_REQUEST_:
Quote the data below in full, minus the images.

────────────────────────────────────────

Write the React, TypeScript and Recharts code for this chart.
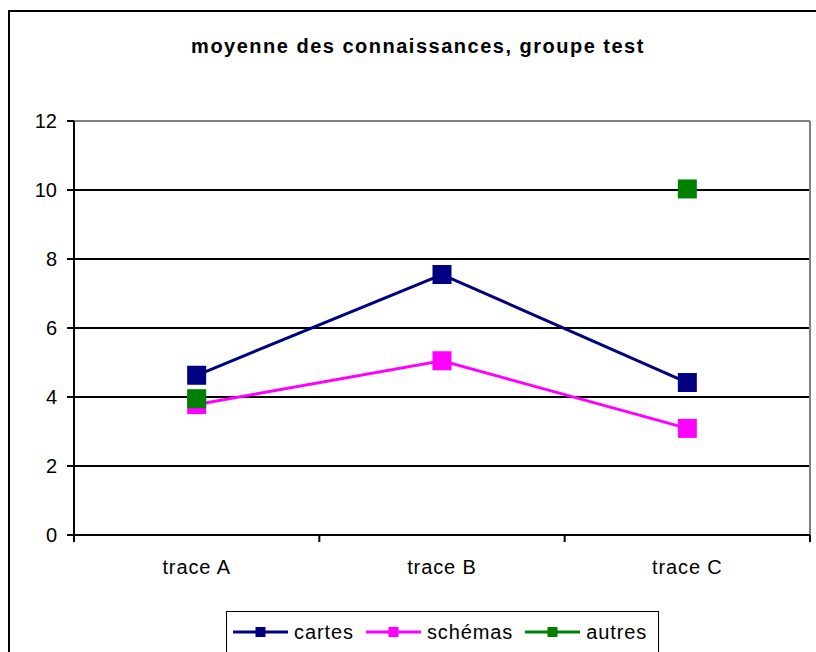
import React from "react";
import { LineChart, Line, XAxis, YAxis, CartesianGrid, Legend, ReferenceLine } from "recharts";

const categories = ["trace A", "trace B", "trace C"];
const cartesValues = [4.63, 7.55, 4.42];
const schemasValues = [3.78, 5.05, 3.09];
const autresValues: (number | null)[] = [3.95, null, 10.03];
const yTicks = [0, 2, 4, 6, 8, 10, 12];
const seriesKeys = ["cartes", "schemas", "autres"];
const seriesNames = ["cartes", "schémas", "autres"];
const seriesColors = ["#000080", "#FF00FF", "#008000"];
const title = "moyenne des connaissances, groupe test";

const data = categories.map((c, i) => ({
  pos: i + 0.5,
  name: c,
  cartes: cartesValues[i],
  schemas: schemasValues[i],
  autres: autresValues[i],
}));

const FONT = "'Liberation Sans', Arial, sans-serif";

const makeDot = (color: string) => (props: any) => {
  const { cx, cy, key } = props;
  if (cx == null || cy == null || props.value == null) return <g key={key} />;
  return <rect key={key} x={cx - 9.5} y={cy - 9.5} width={19} height={19} fill={color} />;
};

const LegendContent = () => (
  <div
    style={{
      border: "1px solid #000",
      background: "#fff",
      display: "flex",
      alignItems: "flex-start",
      padding: "10px 11px 14px 6px",
      fontFamily: FONT,
      fontSize: 20,
      letterSpacing: 0.9,
      color: "#000",
      whiteSpace: "nowrap",
    }}
  >
    {seriesNames.map((n, i) => (
      <div key={n} style={{ display: "flex", alignItems: "center", marginLeft: i === 0 ? 0 : 12 }}>
        <svg width={55} height={14} style={{ display: "block" }}>
          <line x1={0} x2={55} y1={7} y2={7} stroke={seriesColors[i]} strokeWidth={3} />
          <rect x={22.5} y={2} width={10} height={10} fill={seriesColors[i]} />
        </svg>
        <span style={{ marginLeft: 6, lineHeight: "20px" }}>{n}</span>
      </div>
    ))}
  </div>
);

export default function App() {
  return (
    <div
      style={{
        position: "fixed",
        left: 0,
        top: 0,
        width: 816,
        height: 652,
        overflow: "hidden",
        background: "#fff",
      }}
    >
      <div
        style={{
          position: "absolute",
          left: 8,
          top: 10,
          width: 830,
          height: 660,
          border: "2px solid #000",
          background: "#fff",
        }}
      >
        <div
          style={{
            position: "absolute",
            left: 8,
            top: 24,
            width: 800,
            textAlign: "center",
            fontFamily: FONT,
            fontWeight: "bold",
            fontSize: 20,
            lineHeight: "20px",
            letterSpacing: 1.5,
            color: "#000",
            whiteSpace: "nowrap",
          }}
        >
          {title}
        </div>
        <LineChart
          width={830}
          height={640}
          data={data}
          margin={{ top: 109, right: 30, bottom: 23, left: 0 }}
        >
          <CartesianGrid xAxisId="a" horizontal={true} vertical={false} stroke="#000" strokeWidth={2} strokeOpacity={1} />
          <XAxis
            xAxisId="a"
            dataKey="pos"
            type="number"
            domain={[0, 3]}
            ticks={[0, 1, 2, 3]}
            interval={0}
            tickFormatter={() => ""}
            height={8}
            tickSize={7}
            axisLine={{ stroke: "#000", strokeWidth: 2 }}
            tickLine={{ stroke: "#000", strokeWidth: 2 }}
          />
          <XAxis
            xAxisId="b"
            dataKey="pos"
            type="number"
            domain={[0, 3]}
            ticks={[0.5, 1.5, 2.5]}
            interval={0}
            tickFormatter={(v: number) => categories[Math.floor(v)]}
            height={40}
            tickSize={0}
            tickMargin={17}
            axisLine={false}
            tickLine={false}
            tick={{ fill: "#000", fontSize: 20, fontFamily: FONT, letterSpacing: 0.9 }}
          />
          <YAxis
            type="number"
            domain={[0, 12]}
            ticks={yTicks}
            interval={0}
            width={64}
            tickSize={7}
            tickMargin={10}
            axisLine={{ stroke: "#000", strokeWidth: 2 }}
            tickLine={{ stroke: "#000", strokeWidth: 2 }}
            tick={{ fill: "#000", fontSize: 20, fontFamily: FONT }}
          />
          <ReferenceLine xAxisId="a" y={12} stroke="#808080" strokeWidth={2} />
          <ReferenceLine xAxisId="a" x={3} stroke="#808080" strokeWidth={2} />
          {seriesKeys.map((k, i) => (
            <Line
              key={k}
              xAxisId="a"
              type="linear"
              dataKey={k}
              name={seriesNames[i]}
              stroke={seriesColors[i]}
              strokeWidth={3}
              dot={makeDot(seriesColors[i])}
              activeDot={false}
              connectNulls={false}
              isAnimationActive={false}
            />
          ))}
          <Legend
            verticalAlign="bottom"
            content={<LegendContent />}
            wrapperStyle={{ left: 216, top: 599, width: "auto" }}
          />
        </LineChart>
      </div>
    </div>
  );
}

────────────────────────────────────────

_TASK RESULT_:
Write the React, TypeScript and Recharts code for this chart.
import React from "react";
import { LineChart, Line, XAxis, YAxis, CartesianGrid, Legend, ReferenceLine } from "recharts";

const categories = ["trace A", "trace B", "trace C"];
const cartesValues = [4.63, 7.55, 4.42];
const schemasValues = [3.78, 5.05, 3.09];
const autresValues: (number | null)[] = [3.95, null, 10.03];
const yTicks = [0, 2, 4, 6, 8, 10, 12];
const seriesKeys = ["cartes", "schemas", "autres"];
const seriesNames = ["cartes", "schémas", "autres"];
const seriesColors = ["#000080", "#FF00FF", "#008000"];
const title = "moyenne des connaissances, groupe test";

const data = categories.map((c, i) => ({
  pos: i + 0.5,
  name: c,
  cartes: cartesValues[i],
  schemas: schemasValues[i],
  autres: autresValues[i],
}));

const FONT = "'Liberation Sans', Arial, sans-serif";

const makeDot = (color: string) => (props: any) => {
  const { cx, cy, key } = props;
  if (cx == null || cy == null || props.value == null) return <g key={key} />;
  return <rect key={key} x={cx - 9.5} y={cy - 9.5} width={19} height={19} fill={color} />;
};

const LegendContent = () => (
  <div
    style={{
      border: "1px solid #000",
      background: "#fff",
      display: "flex",
      alignItems: "flex-start",
      padding: "10px 11px 14px 6px",
      fontFamily: FONT,
      fontSize: 20,
      letterSpacing: 0.9,
      color: "#000",
      whiteSpace: "nowrap",
    }}
  >
    {seriesNames.map((n, i) => (
      <div key={n} style={{ display: "flex", alignItems: "center", marginLeft: i === 0 ? 0 : 12 }}>
        <svg width={55} height={14} style={{ display: "block" }}>
          <line x1={0} x2={55} y1={7} y2={7} stroke={seriesColors[i]} strokeWidth={3} />
          <rect x={22.5} y={2} width={10} height={10} fill={seriesColors[i]} />
        </svg>
        <span style={{ marginLeft: 6, lineHeight: "20px" }}>{n}</span>
      </div>
    ))}
  </div>
);

export default function App() {
  return (
    <div
      style={{
        position: "fixed",
        left: 0,
        top: 0,
        width: 816,
        height: 652,
        overflow: "hidden",
        background: "#fff",
      }}
    >
      <div
        style={{
          position: "absolute",
          left: 8,
          top: 10,
          width: 830,
          height: 660,
          border: "2px solid #000",
          background: "#fff",
        }}
      >
        <div
          style={{
            position: "absolute",
            left: 8,
            top: 24,
            width: 800,
            textAlign: "center",
            fontFamily: FONT,
            fontWeight: "bold",
            fontSize: 20,
            lineHeight: "20px",
            letterSpacing: 1.5,
            color: "#000",
            whiteSpace: "nowrap",
          }}
        >
          {title}
        </div>
        <LineChart
          width={830}
          height={640}
          data={data}
          margin={{ top: 109, right: 30, bottom: 23, left: 0 }}
        >
          <CartesianGrid xAxisId="a" horizontal={true} vertical={false} stroke="#000" strokeWidth={2} strokeOpacity={1} />
          <XAxis
            xAxisId="a"
            dataKey="pos"
            type="number"
            domain={[0, 3]}
            ticks={[0, 1, 2, 3]}
            interval={0}
            tickFormatter={() => ""}
            height={8}
            tickSize={7}
            axisLine={{ stroke: "#000", strokeWidth: 2 }}
            tickLine={{ stroke: "#000", strokeWidth: 2 }}
          />
          <XAxis
            xAxisId="b"
            dataKey="pos"
            type="number"
            domain={[0, 3]}
            ticks={[0.5, 1.5, 2.5]}
            interval={0}
            tickFormatter={(v: number) => categories[Math.floor(v)]}
            height={40}
            tickSize={0}
            tickMargin={17}
            axisLine={false}
            tickLine={false}
            tick={{ fill: "#000", fontSize: 20, fontFamily: FONT, letterSpacing: 0.9 }}
          />
          <YAxis
            type="number"
            domain={[0, 12]}
            ticks={yTicks}
            interval={0}
            width={64}
            tickSize={7}
            tickMargin={10}
            axisLine={{ stroke: "#000", strokeWidth: 2 }}
            tickLine={{ stroke: "#000", strokeWidth: 2 }}
            tick={{ fill: "#000", fontSize: 20, fontFamily: FONT }}
          />
          <ReferenceLine xAxisId="a" y={12} stroke="#808080" strokeWidth={2} />
          <ReferenceLine xAxisId="a" x={3} stroke="#808080" strokeWidth={2} />
          {seriesKeys.map((k, i) => (
            <Line
              key={k}
              xAxisId="a"
              type="linear"
              dataKey={k}
              name={seriesNames[i]}
              stroke={seriesColors[i]}
              strokeWidth={3}
              dot={makeDot(seriesColors[i])}
              activeDot={false}
              connectNulls={false}
              isAnimationActive={false}
            />
          ))}
          <Legend
            verticalAlign="bottom"
            content={<LegendContent />}
            wrapperStyle={{ left: 216, top: 599, width: "auto" }}
          />
        </LineChart>
      </div>
    </div>
  );
}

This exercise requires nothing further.